In October 1968 from 11th – 14th, Alfie Roberts then a Vincentian in Canada, in a group of concerned Caribbean people, organized a Congress of Black Writers at McGill University in Montreal. Leading men in the black liberation movement from the Caribbean, North America and Britain spoke at the congress. Dr. Walter Rodney was one of them. Dr. Rodney had been teaching in the History Department at the University of Jamaica from January of 1968. He had had an electrifying impact on the University students and in the Kingston area where he lectured and grounded.

In 1968, Rodney told the UWI community many things that it had known but never spoken so plainly. He said:

“West Indians of every colour still aspire to European standards of dress and beauty. The language which is used by black people in describing ourselves shows how we despise our African appearance. ‘Good hair’ means European hair, ‘good nose’ means a straight nose, ‘good complexion’ means a light complexion…the assumption…that black is the incarnation of ugliness.”



Rodney again in 1968



“Black Power must proclaim that Jamaica is a black man’s country. We should fly Garvey’s Black Star Banner and we will treat all other groups in the society on that understanding – they can have the basic right of all individuals but no privileges to exploit Africans as has been the pattern.”

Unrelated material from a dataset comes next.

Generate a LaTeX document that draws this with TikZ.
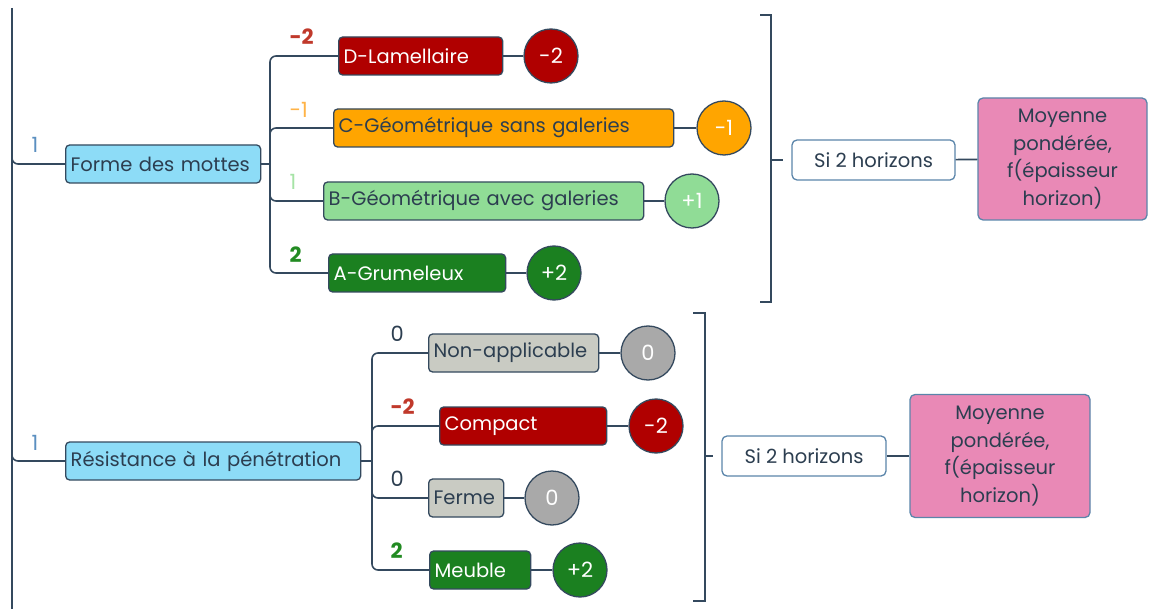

When this fearless plain- talking, vision- sharing, change-calling, kingdom-shaking teacher was told, “You are a threat to Jamaica, do not put foot here again”, the students’ conscience boiled over. Rodney’s flight had already landed in Jamaica on October 15 when he was told, “Keep out”.

Ralph Gonsalves, a Vincentian student of Portuguese descent and leader of the university student executive summoned a students’ meeting, and Rodney’s work spoke for him. The students would go to the Prime Minister Hugh Shearer’s office next morning to call for Dr. Rodney to resume his work in Jamaica.

On that day 16th October, 1968, Kingston did not sit and watch the students. It took sides. The oppressor side of the city, through the government of Prime Minister Shearer broke the march of the students with police blockages, baton charges, beatings, tear gas, and disinformation while

the sympathetic and oppressed city offered support, rescue, and congregation-like listening to their cause.

The oppressor machine smothered not only the sprouting muscles and vision of a new human creature, it also bulldozed the first real Caribbean settlement, the nursery of a grand Caribbean community. Imagine a single Caribbean university of 150,000 persons in Jamaica – students, workers, researchers, teachers, managers, artists, all learning, teaching, interacting, making history, taming the jungle.

What a Jamaica it would have created, what a Caribbean region! The oppressor state class acted oppressively and drove “foreigners” away. One year later in 1969, the Jamaican government banned Olive Thomas from the University, she was also a Guyanese, and the most creative scholar to deal with regional integration, possibly in the world today.

Studenthood today must face the jungle around us and inside us from a critical and thoughtful stance. A jungle must be a human habitat too. Help to tame it so that the lion and the lamb will lie down together. Time for new sproutings.